In Amazon Macie, an allow list defines specific text or a text pattern that you want Macie to ignore when it inspects S3 objects for sensitive data. If text matches an entry or pattern in an allow list, Macie doesn’t report the text, even if the text matches the criteria of a managed data identifier or a custom data identifier. To learn more, see Defining sensitive data exceptions with allow lists.

By default, Macie doesn't use allow lists when it performs automated sensitive data discovery. If you want Macie to use specific allow lists, you can add them to the analyses. If you add an allow list to the analyses, you can subsequently remove it.

To add or remove allow lists
  1. Open the Amazon Macie console at https://console.aws.amazon.com/macie/.

  2. By using the AWS Region selector in the upper-right corner of the page, select the Region in which you want to add or remove allow lists from automated discovery analyses.

  3. In the navigation pane, under Settings, choose Automated discovery.

    The Automated sensitive data discovery page displays your current settings. On that page, the Allow lists section indicates which allow lists you've added, or it indicates that you haven't selected any allow lists for automated discovery.

  4. In the Allow lists section, choose Edit.

  5. Do any of the following:

    • To add one or more allow lists, select the check box for each allow list that you want to add. If a check box is already selected, you've already added that list.

    • To remove one or more allow lists, clear the check box for each allow list that you want to remove. If a check box is already cleared, Macie doesn't currently use that list when performing automated discovery.

    Tip

    To review the settings for an allow list before you add or remove it, choose the link icon ( A box with an arrow ) next to the list's name. Macie opens a page that displays the list's settings.

  6. When you finish, choose Save.

Disabling automated sensitive data discovery for your account

You can disable automated sensitive data discovery for your account at any time. If you disable automated sensitive data discovery, Macie stops performing all automated discovery activities for your account before the next evaluation and analysis cycle starts, typically within 24 hours. In addition, you lose access to all statistical data, inventory data, and other information that Macie produced and directly provided while performing those activities. For example, your S3 bucket inventory no longer includes sensitivity scores and visualizations, or analyses statistics and details for individual S3 buckets.

You can continue to access sensitive data findings that Macie produced while performing automated discovery for your account. Macie stores your findings for 90 days. In addition, data that you stored or published to other AWS services remains intact and isn't affected, such as sensitive data discovery results in Amazon S3 and finding events in Amazon EventBridge.

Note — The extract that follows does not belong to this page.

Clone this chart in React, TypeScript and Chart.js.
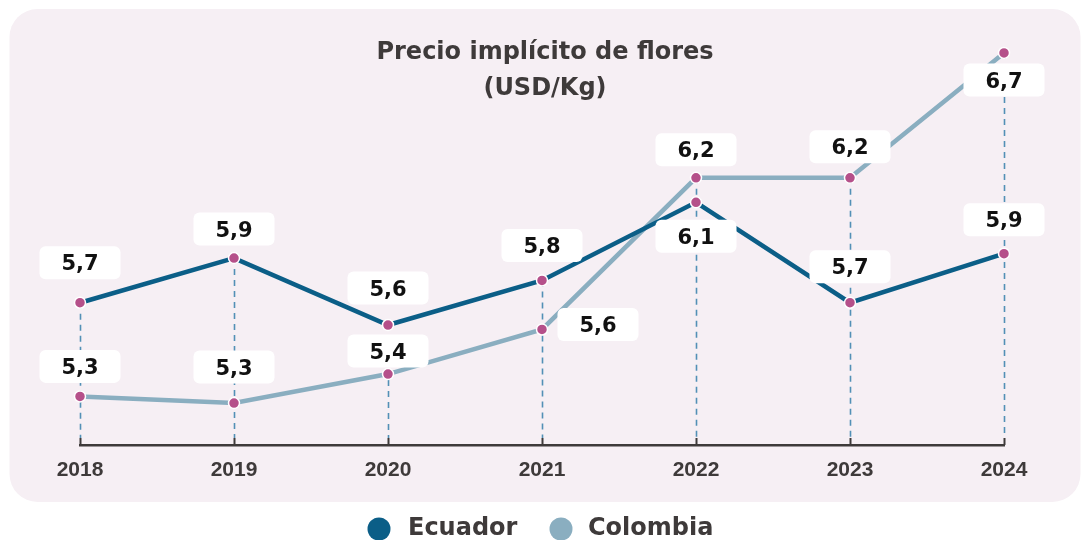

If you disable automated sensitive data discovery for your account, you can enable it again. Macie then resumes all automated discovery activities for your account. If you re-enable it within 30 days of disabling it, you regain access to all statistical data, inventory data, and other information that Macie previously produced and directly provided while performing those activities. If you don't re-enable it within 30 days, Macie permanently deletes the statistical data and other information that it previously produced and provided.

Follow these steps to disable automated sensitive data discovery for your account by using the Amazon Macie console. To disable automated discovery programmatically, use the UpdateAutomatedDiscoveryConfiguration operation of the Amazon Macie API.

To disable automated sensitive data discovery for your account
  1. Open the Amazon Macie console at https://console.aws.amazon.com/macie/.

  2. By using the AWS Region selector in the upper-right corner of the page, select the Region in which you want to disable automated sensitive data discovery.

  3. In the navigation pane, under Settings, choose Automated discovery.

  4. In the Status section, choose Disable.

  5. When prompted for confirmation, choose Disable.